Conservation of elephants does matter, both to elephants and to people. Elephants are keystone species, meaning that they disproportionately affect their ecosystem. By trampling down large trees, elephants break up dense woodland and increase habitat heterogeneity. This allows increased seed dispersal and increased biodiversity, as well as increasing pastureland and ecosystem services. In fact, past over-poaching of elephants during the ivory trade of the 1800s led to decreased pastureland and ecosystem-level change in East Africa. So, decreasing poaching does benefit locals when they have access to parks. It also benefits elephants (obviously in that they aren’t killed but also) by decreasing the killing of matriarchs, those that are selectively poached, and thereby securing herd stability and recovery.
Elephants, though, are also viewed as flagship species by NGOs and thus increase funding and attention to conservation. They make great flagships given their charismatic features (everyone loves elephants, right?) and their similarity to humans (we’ve all seen those elephants paint videos) in both intelligence and social traits. The issue is, though, by humanizing the elephant we’re recreating a historically unjust system in a modern context: the poacher is dehumanized and the elephant humanized, making this war for biodiversity more digestible.

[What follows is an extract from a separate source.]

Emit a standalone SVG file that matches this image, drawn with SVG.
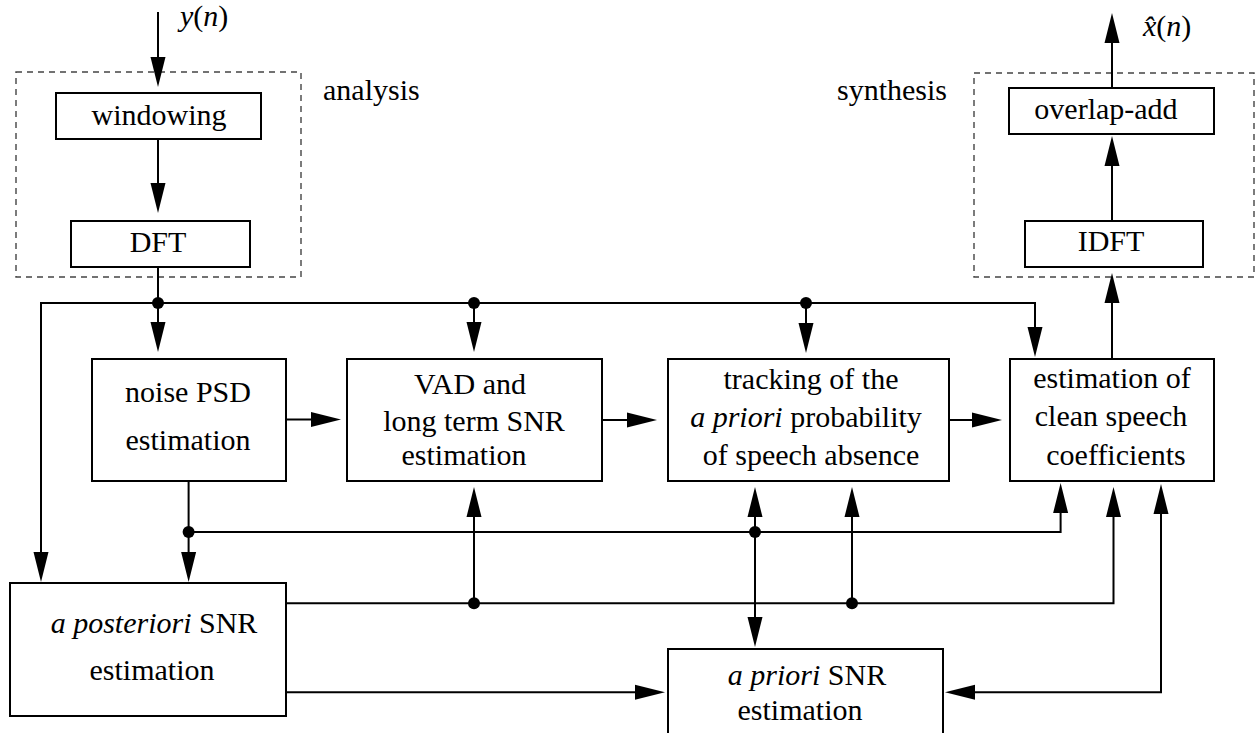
<svg xmlns="http://www.w3.org/2000/svg" width="1258" height="733" viewBox="0 0 1258 733">
<style>
.box{fill:#fff;stroke:#000;stroke-width:2}
.grp{fill:none;stroke:#444;stroke-width:1.4;stroke-dasharray:6 5}
.w{fill:none;stroke:#000;stroke-width:2}
.a{marker-end:url(#ah)}
.b{marker-start:url(#ah);marker-end:url(#ah)}
.dot{fill:#000}
</style>
<defs>
<marker id="ah" markerUnits="userSpaceOnUse" markerWidth="31" markerHeight="17" viewBox="0 0 31 17" refX="1" refY="8.5" orient="auto-start-reverse">
<path d="M0,1 L30,8.5 L0,16 z" fill="#000"/>
</marker>
</defs>
<rect x="0" y="0" width="1258" height="733" fill="#fff"/>
<g id="analysis-group">
<rect class="grp" x="16" y="72" width="285" height="205"/>
<text x="323" y="100" style="font-family:'Liberation Serif',serif;font-size:30px">analysis</text>
</g>
<g id="synthesis-group">
<rect class="grp" x="974" y="73" width="280" height="204"/>
<text x="837" y="100" style="font-family:'Liberation Serif',serif;font-size:30px">synthesis</text>
</g>

<g id="input-label"><text x="180" y="26" style="font-family:'Liberation Serif',serif;font-size:30px"><tspan style="font-style:italic">y</tspan>(<tspan style="font-style:italic">n</tspan>)</text></g>
<g id="output-label"><text x="1143" y="36" style="font-family:'Liberation Serif',serif;font-size:30px"><tspan style="font-style:italic">x̂</tspan>(<tspan style="font-style:italic">n</tspan>)</text></g>

<g id="windowing"><rect class="box" x="56" y="93" width="205" height="46"/><text x="159" y="125" text-anchor="middle" style="font-family:'Liberation Serif',serif;font-size:30px">windowing</text></g>
<g id="dft"><rect class="box" x="71" y="221" width="179" height="46"/><text x="158" y="252" text-anchor="middle" style="font-family:'Liberation Serif',serif;font-size:30px">DFT</text></g>
<g id="overlap-add"><rect class="box" x="1009" y="88" width="205" height="46"/><text x="1106" y="119" text-anchor="middle" style="font-family:'Liberation Serif',serif;font-size:30px">overlap-add</text></g>
<g id="idft"><rect class="box" x="1025" y="221" width="178" height="46"/><text x="1111" y="251" text-anchor="middle" style="font-family:'Liberation Serif',serif;font-size:30px">IDFT</text></g>

<g id="noise-psd"><rect class="box" x="92" y="359" width="194" height="122"/>
<text x="188" y="402" text-anchor="middle" style="font-family:'Liberation Serif',serif;font-size:30px">noise PSD</text>
<text x="188" y="450" text-anchor="middle" style="font-family:'Liberation Serif',serif;font-size:30px">estimation</text></g>
<g id="vad"><rect class="box" x="347" y="359" width="255" height="122"/>
<text x="470" y="394" text-anchor="middle" style="font-family:'Liberation Serif',serif;font-size:30px">VAD and</text>
<text x="474" y="431" text-anchor="middle" style="font-family:'Liberation Serif',serif;font-size:30px">long term SNR</text>
<text x="464" y="465" text-anchor="middle" style="font-family:'Liberation Serif',serif;font-size:30px">estimation</text></g>
<g id="tracking"><rect class="box" x="668" y="359" width="281" height="122"/>
<text x="811" y="389" text-anchor="middle" style="font-family:'Liberation Serif',serif;font-size:30px">tracking of the</text>
<text x="806" y="427" text-anchor="middle" style="font-family:'Liberation Serif',serif;font-size:30px"><tspan style="font-style:italic">a priori</tspan> probability</text>
<text x="811" y="465" text-anchor="middle" style="font-family:'Liberation Serif',serif;font-size:30px">of speech absence</text></g>
<g id="estimation"><rect class="box" x="1010" y="359" width="204" height="122"/>
<text x="1112" y="388" text-anchor="middle" style="font-family:'Liberation Serif',serif;font-size:30px">estimation of</text>
<text x="1111" y="426" text-anchor="middle" style="font-family:'Liberation Serif',serif;font-size:30px">clean speech</text>
<text x="1116" y="465" text-anchor="middle" style="font-family:'Liberation Serif',serif;font-size:30px">coefficients</text></g>
<g id="posteriori"><rect class="box" x="10" y="583" width="276" height="133"/>
<text x="154" y="633" text-anchor="middle" style="font-family:'Liberation Serif',serif;font-size:30px"><tspan style="font-style:italic">a posteriori</tspan> SNR</text>
<text x="152" y="680" text-anchor="middle" style="font-family:'Liberation Serif',serif;font-size:30px">estimation</text></g>
<g id="priori"><rect class="box" x="668" y="649" width="275" height="100"/>
<text x="807" y="685" text-anchor="middle" style="font-family:'Liberation Serif',serif;font-size:30px"><tspan style="font-style:italic">a priori</tspan> SNR</text>
<text x="800" y="720" text-anchor="middle" style="font-family:'Liberation Serif',serif;font-size:30px">estimation</text></g>

<g id="connectors">
<path class="w a" d="M158,12 V58"/>
<path class="w a" d="M158,139 V184"/>
<path class="w a" d="M158,267 V323"/>
<polyline class="w b" points="41,553 41,303 1035,303 1035,328"/>
<path class="w a" d="M474,303 V323"/>
<path class="w a" d="M806,303 V324"/>
<path class="w a" d="M286,419.5 H312"/>
<path class="w a" d="M602,420 H628"/>
<path class="w a" d="M949,420 H973"/>
<path class="w a" d="M1112,359 V302"/>
<path class="w a" d="M1112,221 V165"/>
<path class="w a" d="M1112,88 V42"/>
<path class="w a" d="M188.6,481 V553"/>
<polyline class="w a" points="188.6,532 1060.6,532 1060.6,512"/>
<path class="w b" d="M755,516 V618"/>
<polyline class="w a" points="286,603.3 1113.5,603.3 1113.5,516"/>
<path class="w a" d="M474,603.3 V516"/>
<path class="w a" d="M852,603.3 V516"/>
<path class="w a" d="M286,692.3 H636"/>
<polyline class="w b" points="1161,513 1161,692.3 974,692.3"/>
<circle class="dot" cx="158" cy="303" r="6"/>
<circle class="dot" cx="474" cy="303" r="6"/>
<circle class="dot" cx="806" cy="303" r="6"/>
<circle class="dot" cx="188.6" cy="532" r="6"/>
<circle class="dot" cx="755" cy="532" r="6"/>
<circle class="dot" cx="474" cy="603.3" r="6"/>
<circle class="dot" cx="852" cy="603.3" r="6"/>
</g>
</svg>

Furthermore, this tension in who we prioritize can lead to local people feeling antagonized by conservation, particularly given their lack of power in decision-making. This can perpetuate the extreme human-elephant conflict we’re seeing.
So what should we do about conservation?
Obviously poaching is terrible. But our current strategy has only led to an arms-race between poachers and rangers. We have to concentrate our efforts on decreasing demand, which should also translate to decreased incentive to poach given the decrease in price. We should also acknowledge the incentives to poach and change our discourse surrounding poaching. Then we can develop strategy that targets different incentives. We should also create participatory management practices, which has had some success in South Africa and Namibia. We can then decrease tension and benefit both humans and elephants.